The global population will expand considerably over the coming decades, with the world’s human population growing to 9.8 billion people by 2050, up from 7.8 billion at present.
A substantial portion of this growth will come from Africa, with 40 percent of all new births occurring on the continent by 2050. Using Africa’s arable land as efficiently as possible will be crucial if this expanded African and global population is to receive the required nutrition.
If this is to occur, African agricultural value-chain players will need financial support to scale their operations. However, these players often lack formal financial records, making it challenging for them to acquire this support from traditional financial institutions.
Due to challenges these players face, agricultural lenders have stepped in to fill the gap by extending the necessary financing to drive the expansion of agriculture in Africa.
Against this backdrop, Genesis partnered with an international donor organisation to compare the operational processes of a group of agri-SME lenders. The aim of this partnership was to identify ways of improving the operational efficiency of agri-SME financing to allow the lenders to serve the agricultural value chain more effectively.
The Genesis team developed a framework to assess the operational efficiency of the lender sample across the agricultural loan lifecycle, from customer identification through to loan repayment. At each stage, the team explored the challenges faced by the lenders and the impact of these challenges on turnaround times, cost structures and risk management.
The team also assessed the mitigation strategies that the lenders used to counter these challenges, specifically through the effective use of automation, decentralisation and outsourcing.

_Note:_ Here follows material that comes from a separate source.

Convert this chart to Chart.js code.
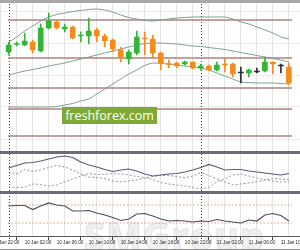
<!DOCTYPE html>
<html>
<head>
<meta charset="utf-8">
<script src="https://cdn.jsdelivr.net/npm/chart.js@4.4.1/dist/chart.umd.min.js"></script>
<style>
  html, body { margin: 0; padding: 0; background: #fff; }
  #wrap { position: relative; width: 300px; height: 250px; box-sizing: border-box;
          border-top: 3px solid #a9a9a9; border-bottom: 1px solid #8c8c8c; overflow: hidden; background: #fff; }
  #wrap canvas { position: absolute; left: 0; top: 0; z-index: 1; }
  .mark { position: absolute; left: 84px; top: 206px; z-index: 0; font: bold 38px 'Open Sans', sans-serif;
          color: #f1f1f1; -webkit-text-stroke: 1px #e2e2e2; letter-spacing: 1px; white-space: nowrap; }
  .logo { position: absolute; left: 62px; top: 104px; width: 95px; height: 17px; z-index: 2;
          background: #7caa34; color: #fff; font: 12.5px 'Open Sans', sans-serif; line-height: 17px; text-align: center; }
</style>
</head>
<body>
<div id="wrap">
  <div class="mark">SMGroup</div>
  <canvas id="chart" width="300" height="246"></canvas>
  <div class="logo">freshforex.com</div>
</div>
<script>
// hourly candles, 10 Jan 00:00 .. 11 Jan 11:00
const open  = [98, 105.5, 105, 108, 99, 122, 128, 121, 123, 114, 114, 120, 114, 110, 100, 91, 97, 112, 111, 97, 86.5, 87, 86, 88, 82, 84, 80, 86, 86, 78, 77, 79, 79, 88, 85, 83];
const high  = [108, 108, 117, 110, 126, 137, 130, 126, 124, 118, 132, 122, 116, 111, 103, 100, 119, 118, 115, 98, 90, 88, 89, 88, 86, 85, 88, 91, 87, 83, 81, 82, 93, 88, 86, 87];
const low   = [95, 104, 104, 97, 98, 121, 121, 118, 111, 108, 106, 108, 103, 98, 88, 86, 95, 95, 92, 80, 82, 82, 85, 81, 80, 79, 79, 78, 73, 67, 73, 77, 78, 76, 77, 65];
const close = [105, 106.5, 109, 100, 122, 129, 122, 123, 112, 115, 119, 114, 109, 101, 93, 98, 113, 111, 97, 87, 85.5, 84, 88, 82, 84, 80, 85, 85, 76, 78, 80, 79, 88, 86, 85, 67];

// bollinger bands
const bbUpper  = [108, 113, 119, 124, 129, 133, 135.5, 137, 138.5, 139.5, 140.5, 141, 140, 138, 135, 132.5, 131, 129.5, 129, 130, 131, 132, 132.5, 133, 133, 133, 133, 133, 131, 128, 126, 123, 120, 117, 113, 111];
const bbMiddle = [75, 77, 79, 80.5, 82, 84, 85.5, 87, 89, 91, 93, 95, 97, 99, 101, 103, 105, 106.5, 107, 107, 106.5, 106, 105, 104, 103.5, 102.5, 101.5, 100.5, 99, 97.5, 96, 94.5, 93, 91.5, 90, 88];
const bbLower  = [43, 43, 43, 43, 43, 43, 43.5, 45, 46.5, 49, 51, 56, 61, 66, 71, 76, 80, 84.5, 87, 86.5, 86, 85, 84, 83, 82, 80, 77, 74, 71, 68, 67.5, 67, 67, 67, 66.5, 66];

// horizontal price levels
const levels = [130, 92, 62, 41, 14];
const priceGrid = [11, 43, 75, 107, 139];

// first oscillator pane
const osc1Main = [24.5, 27, 29.5, 30, 31.5, 33.5, 35.5, 36.5, 35, 30.5, 27.5, 25.5, 23, 21, 22.5, 23.5, 21.5, 18.5, 16.5, 17.5, 18.5, 19, 20.5, 22.5, 25, 28, 25.5, 22.5, 23, 23, 21.5, 20.5, 19.5, 18.5, 17.5, 19];
const osc1A = [19.5, 18.5, 23, 21, 22.5, 25, 27, 25.5, 22.5, 18.5, 15.5, 15, 14, 11.5, 10.5, 11.5, 12.5, 14.5, 16, 17, 17, 16, 14.5, 16.5, 20, 17, 13.5, 10.5, 7.5, 8.5, 9.5, 11, 12.5, 14, 13.5, 12.5];
const osc1B = [5.5, 5, 5.5, 8.5, 8, 6.5, 7.5, 10.5, 13.5, 16.5, 19, 18, 18, 19, 18.5, 17.5, 16, 15, 13, 10, 8.5, 7.5, 6.5, 5, 3.5, 5, 10.5, 14, 17.5, 18.5, 16.5, 14.5, 13, 11.5, 10.5, 10.5];

// second oscillator pane
const osc2 = [30, 30.5, 30.5, 26.5, 30, 33, 31, 30, 25, 25, 25.5, 23, 21, 18.5, 15.5, 17, 22, 22.5, 20, 17, 15, 15.5, 15, 14, 15, 14.5, 16.5, 15, 14, 13, 16, 15, 21, 22.5, 20.5, 15];
const osc2Levels = [31, 13];

// time axis (index = hours since 10 Jan 00:00)
const tickIndex = [-2, 2, 6, 10, 14, 18, 22, 26, 30, 34];
const tickLabels = ['09 Jan 22:00', '10 Jan 02:00', '10 Jan 06:00', '10 Jan 10:00', '10 Jan 14:00',
                    '10 Jan 18:00', '10 Jan 22:00', '11 Jan 02:00', '11 Jan 06:00', '11 Jan 10:00'];
const gridHours = [-2, 0, 2, 4, 6, 8, 10, 12, 14, 16, 18, 20, 22, 24, 26, 28, 30, 32, 34];
const dayStarts = [0, 24];

const xMin = -0.1, xMax = 35.4;
const GREEN = '#35b536', ORANGE = '#f28c1e', DOJI = '#2d2d3a';

const candleColor = open.map((o, i) => close[i] > o ? GREEN : close[i] < o ? ORANGE : DOJI);
const pts = arr => arr.map((v, i) => ({x: i, y: v}));
const hline = v => [{x: xMin, y: v}, {x: xMax, y: v}];
const labelAt = v => { const k = tickIndex.indexOf(v); return k < 0 ? '' : tickLabels[k]; };

const datasets = [
  { type: 'bar', data: open.map((o, i) => ({x: i, y: [o, close[i]]})), backgroundColor: candleColor,
    barThickness: 5, minBarLength: 1, grouped: false, yAxisID: 'yMain', order: 0 },
  { type: 'bar', data: low.map((l, i) => ({x: i, y: [l, high[i]]})), backgroundColor: candleColor,
    barThickness: 1, grouped: false, yAxisID: 'yMain', order: 1 }
];
[bbUpper, bbMiddle, bbLower].forEach(band => datasets.push({
  type: 'line', data: pts(band), borderColor: '#7f9f90', borderWidth: 1, pointRadius: 0,
  tension: 0.3, yAxisID: 'yMain', order: 2
}));
levels.forEach(v => datasets.push({
  type: 'line', data: hline(v), borderColor: '#ae8282', borderWidth: 1.5, pointRadius: 0, yAxisID: 'yMain', order: 3
}));
datasets.push(
  { type: 'line', data: pts(osc1Main), borderColor: '#5a5a7c', borderWidth: 1.2, pointRadius: 0, yAxisID: 'yOsc1', order: 4 },
  { type: 'line', data: pts(osc1A), borderColor: '#8e8e8e', borderWidth: 1, borderDash: [2, 2], pointRadius: 0, yAxisID: 'yOsc1', order: 5 },
  { type: 'line', data: pts(osc1B), borderColor: '#9a9a9a', borderWidth: 1, borderDash: [2, 2], pointRadius: 0, yAxisID: 'yOsc1', order: 5 },
  { type: 'line', data: pts(osc2), borderColor: '#4e4e5e', borderWidth: 1.2, pointRadius: 0, yAxisID: 'yOsc2', order: 4 }
);
osc2Levels.forEach(v => datasets.push({
  type: 'line', data: hline(v), borderColor: '#c9a07a', borderWidth: 1, borderDash: [1.5, 2], pointRadius: 0, yAxisID: 'yOsc2', order: 6
}));

const daySeparators = {
  id: 'daySeparators',
  beforeDatasetsDraw(chart) {
    const {ctx, chartArea, scales: {x}} = chart;
    ctx.save();
    ctx.strokeStyle = '#3c3c46';
    ctx.lineWidth = 1;
    ctx.setLineDash([1, 2]);
    dayStarts.forEach(i => {
      const px = Math.round(x.getPixelForValue(i)) + 0.5;
      ctx.beginPath();
      ctx.moveTo(px, chartArea.top);
      ctx.lineTo(px, chartArea.bottom + 5);
      ctx.stroke();
    });
    ctx.restore();
  }
};

const paneSeparators = {
  id: 'paneSeparators',
  afterDraw(chart) {
    const {ctx, chartArea, scales} = chart;
    ctx.save();
    ctx.strokeStyle = '#6c6c78';
    ctx.lineWidth = 3;
    [scales.yOsc1.top, scales.yOsc2.top].forEach(y => {
      ctx.beginPath();
      ctx.moveTo(chartArea.left, y);
      ctx.lineTo(chartArea.right, y);
      ctx.stroke();
    });
    ctx.restore();
  }
};

new Chart(document.getElementById('chart'), {
  data: { datasets },
  options: {
    responsive: false,
    animation: false,
    layout: { padding: { top: 1, left: 0, right: 0, bottom: 0 } },
    plugins: { legend: { display: false }, tooltip: { enabled: false } },
    scales: {
      x: {
        type: 'linear', position: 'bottom', min: xMin, max: xMax,
        afterBuildTicks: s => { s.ticks = gridHours.map(v => ({value: v})); },
        afterFit: s => { s.height = 13; s.paddingLeft = 0; s.paddingRight = 0; },
        ticks: { autoSkip: false, maxRotation: 0, align: 'start', padding: 0, color: '#222',
                 font: { size: 4.6, family: 'Liberation Sans' }, callback: v => labelAt(v) },
        grid: { color: '#e4e4e4', tickLength: 4,
                tickColor: c => (c.tick && labelAt(c.tick.value)) ? '#444' : 'rgba(0,0,0,0)' },
        border: { color: '#5a5a5a', width: 1 }
      },
      yOsc2: {
        type: 'linear', position: 'left', stack: 'panes', stackWeight: 43.5, weight: 1,
        min: 0, max: 43.5, display: false
      },
      yOsc1: {
        type: 'linear', position: 'left', stack: 'panes', stackWeight: 40, weight: 2,
        min: 0, max: 40, display: false
      },
      yMain: {
        type: 'linear', position: 'left', stack: 'panes', stackWeight: 148.5, weight: 3,
        min: -2.5, max: 146,
        afterBuildTicks: s => { s.ticks = priceGrid.map(v => ({value: v})); },
        ticks: { display: false }, border: { display: false },
        grid: { color: '#ececec', drawTicks: false }
      }
    }
  },
  plugins: [daySeparators, paneSeparators]
});
</script>
</body>
</html>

The team dovetailed this analysis with an assessment of the lenders’ financial performance at each stage of the loan lifecycle, in order to draw linkages between their use of automation, decentralisation and outsourcing at various points and their financial sustainability.

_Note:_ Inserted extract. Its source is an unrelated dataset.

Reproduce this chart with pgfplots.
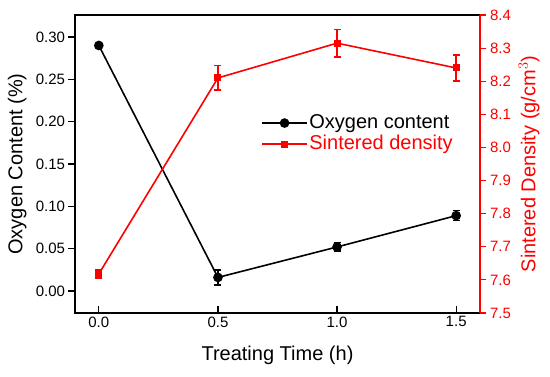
\documentclass[border=0pt]{standalone}
\usepackage{pgfplots}
\pgfplotsset{compat=1.18}
\usepackage{fontspec}
\setmainfont{Liberation Sans}
\definecolor{dred}{RGB}{255,0,0}
\pgfplotsset{
  my legend/.style={legend image code/.code={\draw[mark repeat=2,mark phase=2] plot coordinates {(0pt,0pt) (22.5pt,0pt) (45pt,0pt)};}},
}
\begin{document}
\begin{tikzpicture}[font=\fontsize{15}{17}\selectfont]
\useasboundingbox (-75pt,-64pt) rectangle (475pt,313pt);
\begin{axis}[
  at={(0,0)}, anchor=south west,
  scale only axis, width=405pt, height=298pt,
  xmin=-0.1, xmax=1.6, ymin=-0.026, ymax=0.326,
  xtick={0,0.5,1,1.5}, ytick={0,0.05,...,0.3},
  xticklabel style={/pgf/number format/.cd,fixed,fixed zerofill,precision=1},
  yticklabel style={/pgf/number format/.cd,fixed,fixed zerofill,precision=2},
  /pgf/number format/assume math mode=true,
  x tick style={black, line width=1.2pt},
  y tick style={black, line width=1.2pt},
  xtick align=inside, ytick align=outside,
  xtick pos=bottom, ytick pos=left,
  major tick length=6.5pt,
  axis line style={line width=1.3pt},
  xlabel={Treating Time (h)}, ylabel={Oxygen Content (\%)},
  xlabel style={font=\fontsize{20}{22}\selectfont, at={(axis description cs:0.5,-0.141)}, anchor=center},
  ylabel style={font=\fontsize{20}{22}\selectfont, at={(axis description cs:-0.143,0.5)}, anchor=center},
  every axis plot/.append style={line width=1.6pt},
]
\addplot[black, mark=*, mark size=4pt, error bars/.cd, y dir=both, y explicit, error bar style={line width=1.4pt}, error mark options={rotate=90, mark size=3.5pt, line width=1.4pt}]
coordinates {(0,0.290)+-(0,0.002) (0.5,0.016)+-(0,0.009) (1.0,0.052)+-(0,0.005) (1.5,0.089)+-(0,0.006)};
\end{axis}
\begin{axis}[
  at={(0,0)}, anchor=south west,
  scale only axis, width=405pt, height=298pt,
  xmin=-0.1, xmax=1.6, ymin=7.5, ymax=8.4,
  axis y line*=right, hide x axis,
  ytick={7.5,7.6,...,8.41},
  yticklabel style={dred},
  yticklabel style={/pgf/number format/.cd,fixed,fixed zerofill,precision=1},
  /pgf/number format/assume math mode=true,
  y axis line style={dred, line width=1.3pt},
  y tick style={dred, line width=1.2pt},
  ytick align=outside, major tick length=6.5pt,
  ylabel={Sintered Density (g/cm$^3$)},
  ylabel style={dred, font=\fontsize{20}{22}\selectfont, at={(axis description cs:1.121,0.5)}, anchor=center},
  every axis plot/.append style={line width=1.6pt},
  my legend,
  legend style={draw=none, fill=none, at={(axis description cs:0.452,0.68)}, anchor=north west, font=\fontsize{20}{22}\selectfont, row sep=0pt, nodes={inner sep=1.5pt, text height=14pt, text depth=4pt}},
  legend cell align=left,
]
\addlegendimage{black, line width=1.6pt, mark=*, mark size=4pt}
\addlegendentry{Oxygen content}
\addplot[dred, mark=square*, mark size=2.7pt, error bars/.cd, y dir=both, y explicit, error bar style={line width=1.4pt}, error mark options={rotate=90, mark size=3.5pt, line width=1.4pt}]
coordinates {(0,7.618)+-(0,0.012) (0.5,8.21)+-(0,0.037) (1.0,8.315)+-(0,0.042) (1.5,8.24)+-(0,0.039)};
\addlegendentry{\textcolor{dred}{Sintered density}}
\end{axis}
\end{tikzpicture}
\end{document}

Based on the findings of the analysis, the team developed a set of best practices for each stage of the agricultural lending process, split across automation, decentralisation and outsourcing interventions.
These best practices and the analysis pertaining to the lenders’ financial and operational performance were anonymised and collated into a report aiming to set out the most common challenges faced by agri-SME lenders and how best to address them. The insights from this report will be publicly shared across the lender group, thus aiding them in moving towards greater financial sustainability and profitability within their own operations while continuing to drive impact across agricultural value chains.